An article by Rob Goffee and Gareth Jones in the May 2013 addition of the Harvard Business Review touched upon a topic near and dear to me, “Creating the Best Workplace on Earth, What employees really require to be their most productive.”  They attempt to answer the question that if you were to design the best company on earth to work for, what would it be like?  The response from hundreds of Executives all over the world is that their dream organization is a place where:

  • You can be yourself – “self-determination means setting your own path and being accountable for your success” said one HR executive.
  • You’re told what’s really going on – “In the age of Facebook, WikiLeaks, and Twitter, you’re better off telling people the truth before someone else does.”
  • Your strengths are magnified - “The ideal company makes its best employees even better – and the least of them better than they ever thought they could be.”
  • Your company stands for something meaningful - one participant said “I want to work in an organization where I can really feel where the company comes from and what it stands for so that I can live the brand.”
  • Your daily work is rewarding – “It requires nothing less than a deliberate reconsideration of the tasks each person is performing.
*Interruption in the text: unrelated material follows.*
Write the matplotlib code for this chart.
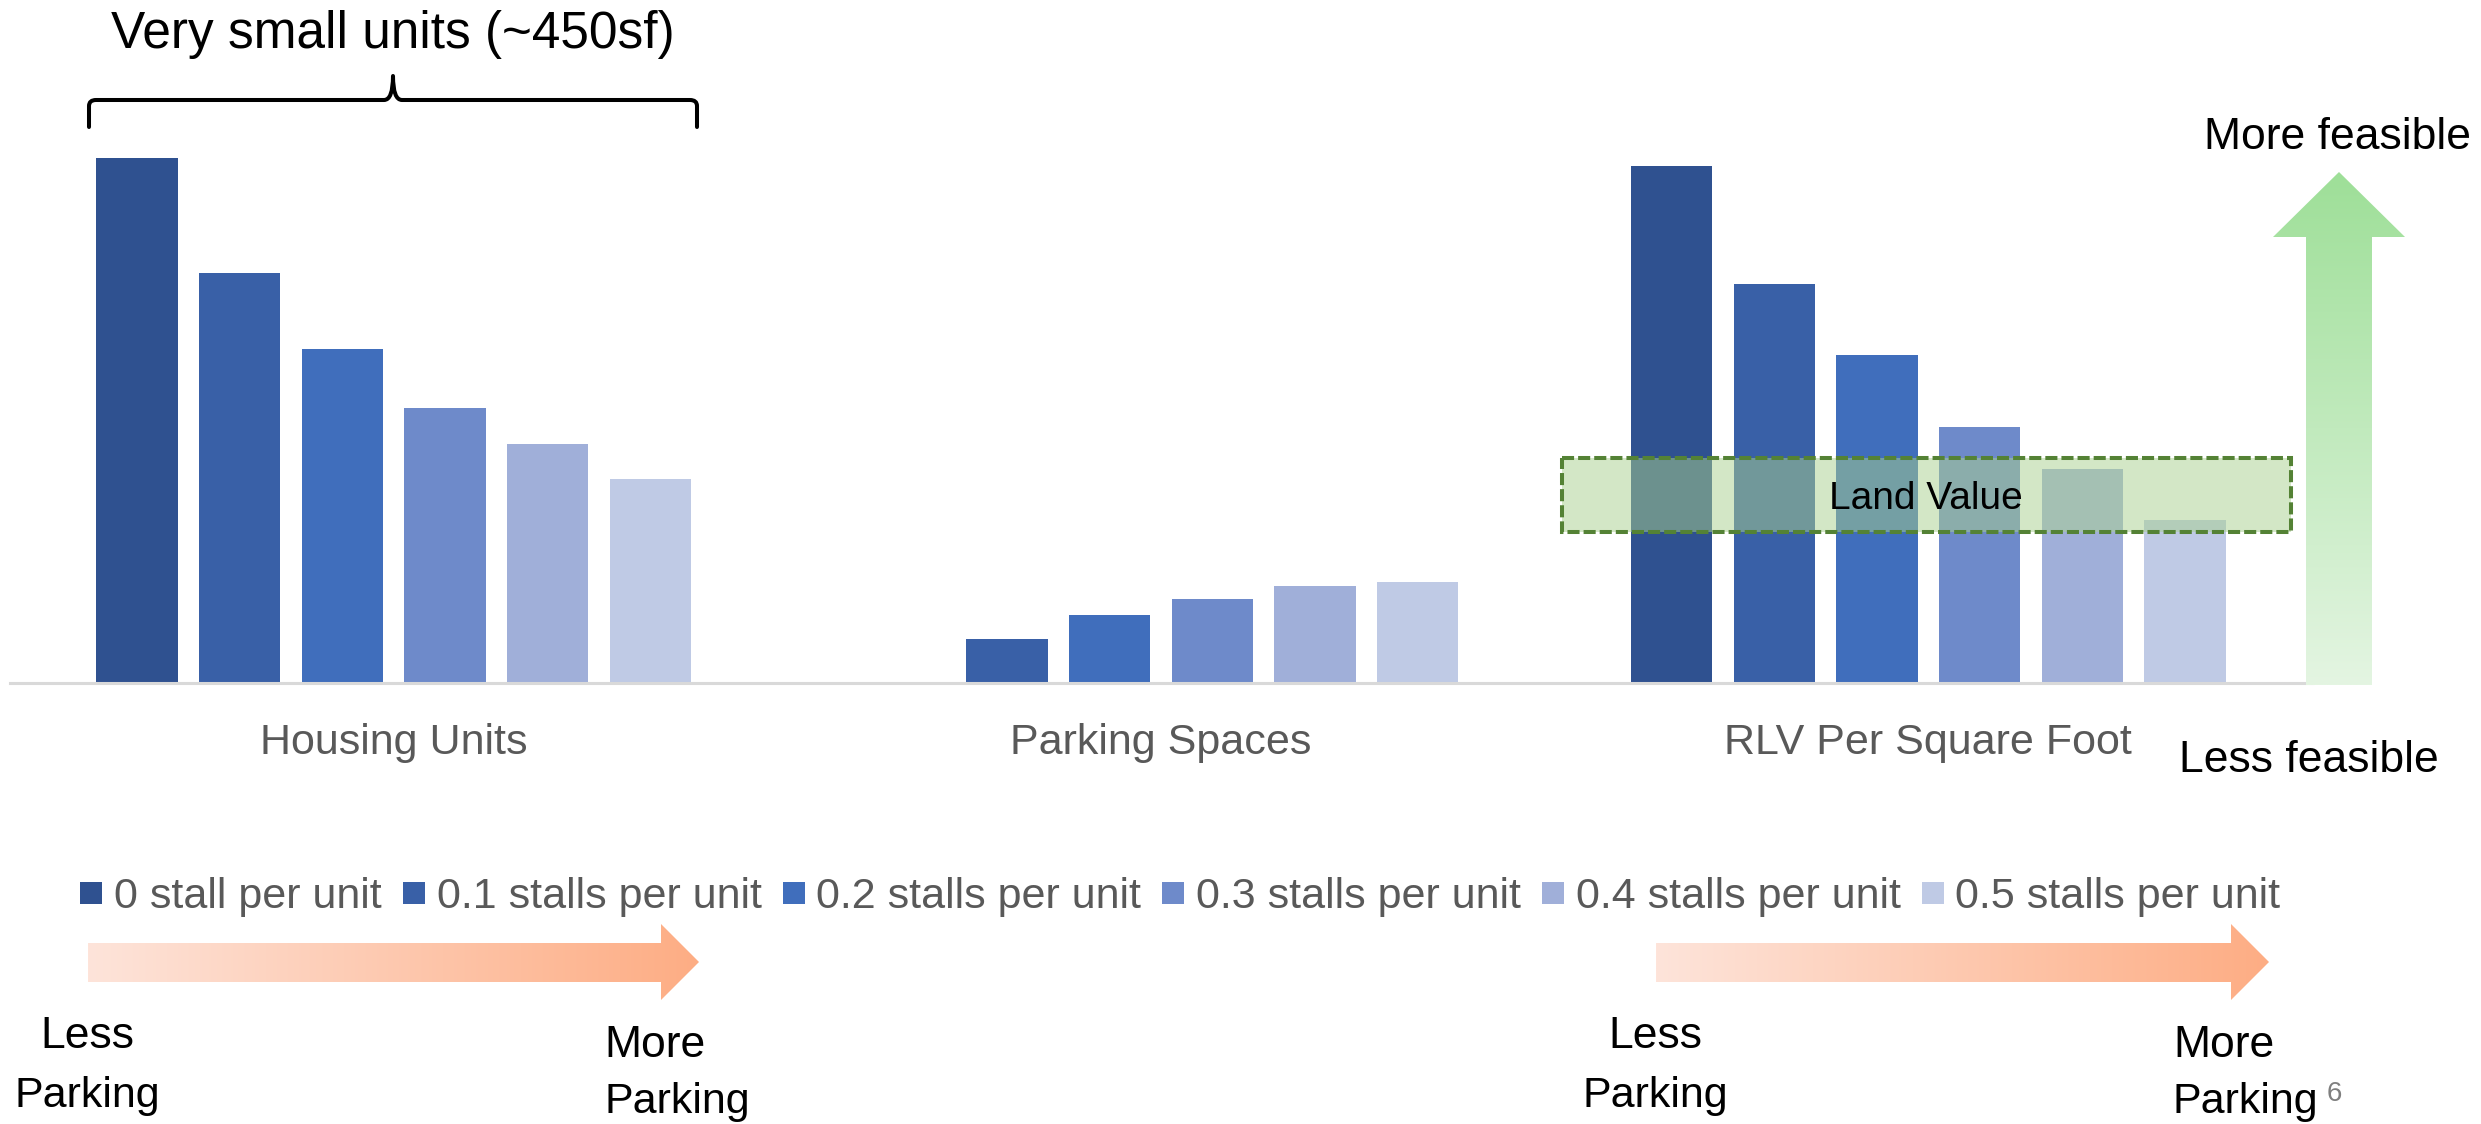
import numpy as np
import matplotlib
matplotlib.use('Agg')
import matplotlib.pyplot as plt
from matplotlib.path import Path
from matplotlib.patches import PathPatch, Polygon, Rectangle
from matplotlib.lines import Line2D
from matplotlib.colors import LinearSegmentedColormap

plt.rcParams['font.family'] = ['Liberation Sans', 'DejaVu Sans']

# ---------------- data ----------------
categories = ['Housing Units', 'Parking Spaces', 'RLV Per Square Foot']
series_labels = ['0 stall per unit', '0.1 stalls per unit', '0.2 stalls per unit',
                 '0.3 stalls per unit', '0.4 stalls per unit', '0.5 stalls per unit']
stall_00 = [332, 0, 327]
stall_01 = [259, 28, 252]
stall_02 = [211, 43, 207]
stall_03 = [174, 53, 162]
stall_04 = [151, 61, 135]
stall_05 = [129, 64, 103]
series_values = [stall_00, stall_01, stall_02, stall_03, stall_04, stall_05]
colors = ['#2F5190', '#3960A7', '#406EBC', '#6E8ACA', '#A0AFD9', '#BFCAE5']

# ---------------- figure ----------------
W, H = 2481, 1124
fig = plt.figure(figsize=(W / 100, H / 100), dpi=100)


def fx(x):
    return x / W


def fy(y):
    return 1 - y / H


ax = fig.add_axes([fx(10), fy(683), (2312 - 10) / W, 538 / H])
x = np.arange(len(categories))
pitch = 0.1338
bw = 0.1056
for i, (vals, c, lab) in enumerate(zip(series_values, colors, series_labels)):
    ax.bar(x + (i - 2.5) * pitch, vals, width=bw, color=c, label=lab, zorder=2)
ax.set_xlim(-0.5, 2.5)
ax.set_ylim(0, 340)
for s in ['left', 'right', 'top']:
    ax.spines[s].set_visible(False)
ax.spines['bottom'].set_color('#D9D9D9')
ax.spines['bottom'].set_linewidth(2.2)
ax.set_yticks([])
ax.set_xticks(x)
ax.set_xticklabels(categories, fontsize=31, color='#595959')
ax.tick_params(axis='x', length=0, pad=29)

# legend
handles = [Line2D([], [], marker='s', linestyle='', markersize=16.5,
                  markerfacecolor=c, markeredgewidth=0) for c in colors]
fig.legend(handles, series_labels, loc='center', bbox_to_anchor=(fx(1180), fy(897)),
           ncol=6, frameon=False, fontsize=31, handlelength=0.55, handletextpad=0.25,
           columnspacing=0.47, labelcolor='#595959', borderpad=0)

# ---------------- overlay annotations ----------------
ov = fig.add_axes([0, 0, 1, 1])
ov.set_xlim(0, W)
ov.set_ylim(H, 0)
ov.axis('off')


def grad_arrow(verts, c0, c1, vertical=False):
    poly = Polygon(verts, closed=True, facecolor='none', edgecolor='none')
    ov.add_patch(poly)
    xs = [v[0] for v in verts]
    ys = [v[1] for v in verts]
    cmap = LinearSegmentedColormap.from_list('g', [c0, c1])
    if vertical:
        g = np.linspace(0, 1, 256).reshape(-1, 1)
    else:
        g = np.linspace(0, 1, 256).reshape(1, -1)
    im = ov.imshow(g, extent=(min(xs), max(xs), max(ys), min(ys)), cmap=cmap,
                   aspect='auto', interpolation='bilinear', origin='upper', zorder=1)
    im.set_clip_path(poly)


grad_arrow([(88, 943), (661, 943), (661, 924), (699, 962), (661, 1000), (661, 982), (88, 982)],
           '#FEE4DA', '#FDAD84')
grad_arrow([(1656, 943), (2231, 943), (2231, 924), (2269, 962), (2231, 1000), (2231, 982), (1656, 982)],
           '#FEE4DA', '#FDAD84')
grad_arrow([(2306, 685), (2306, 237), (2273, 237), (2339, 172), (2405, 237), (2372, 237), (2372, 685)],
           '#9EDF98', '#E4F5E2', vertical=True)

ov.set_xlim(0, W)
ov.set_ylim(H, 0)

# Land value box
ov.add_patch(Rectangle((1562, 458), 729, 74, facecolor=(169 / 255, 209 / 255, 142 / 255, 0.5),
                       edgecolor='#548235', linewidth=2.9, linestyle=(0, (3, 1)), zorder=3))
ov.text(1926, 509, 'Land Value', fontsize=28, ha='center', va='baseline', color='black', zorder=4)

# brace
verts = [(89, 127), (89, 106), (89, 100), (96, 100), (384, 100), (393, 100), (393, 76),
         (393, 100), (402, 100), (690, 100), (697, 100), (697, 106), (697, 127)]
codes = [Path.MOVETO, Path.LINETO, Path.CURVE3, Path.CURVE3, Path.LINETO, Path.CURVE3, Path.CURVE3,
         Path.CURVE3, Path.CURVE3, Path.LINETO, Path.CURVE3, Path.CURVE3, Path.LINETO]
ov.add_patch(PathPatch(Path(verts, codes), facecolor='none', edgecolor='black', linewidth=2.9,
                       capstyle='round', joinstyle='round'))

ov.text(393, 48, 'Very small units (~450sf)', fontsize=37, ha='center', va='baseline')
ov.text(2338, 149, 'More feasible', fontsize=32, ha='center', va='baseline')
ov.text(2309, 772, 'Less feasible', fontsize=32, ha='center', va='baseline')

for cx in (87, 1655):
    ov.text(cx, 1048, 'Less', fontsize=32, ha='center', va='baseline')
    ov.text(cx, 1107, 'Parking', fontsize=31, ha='center', va='baseline')
for lx in (604, 2173):
    ov.text(lx, 1057, 'More', fontsize=32, ha='left', va='baseline')
    ov.text(lx, 1113, 'Parking', fontsize=31, ha='left', va='baseline')

ov.text(2334, 1101, '6', fontsize=20, color='#7F7F7F', ha='center', va='baseline')

fig.savefig('out.png', dpi=100)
Do those duties make sense?  Why are they what they are?  Are they as engaging as they can be?”
  • Stupid rules don’t exist – “systematization need not lead to bureaucratization…master the art of behavior codes that can help structure growing operations without jeopardizing its culture.”

These principles emerged because Executives are aware of the research:  The Hay Group finds that highly engaged employees are, on average, 50% more likely to exceed expectations than the least engaged workers.  And companies with highly engaged people outperform firms with the most disengaged folks – 54% in employee retention, by 89% in customer satisfaction and by fourfold in revenue growth.

Gregg Lederman’s new book “ENGAGED! Outbehave Your Competition and Create Customers for Life” understands this crisis in Employee Engagement and details a prescriptive Living the Brand System that can help deliver upon much of what Goffee and Jones learned from their research.  ENGAGED! moves beyond research and theory and into practical application; which enables organizations to define an experience that incorporates Goffee and Jones work, remind employees every day about the behaviors that deliver that experience and ultimately quantify results with metrics that matter.

It is encouraging to see academics focused attention on what many business leaders have understood intuitively for years regarding human capital management.  It is also

encouraging to see resources like the ENGAGED! book provide actionable steps to address such an important yet previously amorphous issue.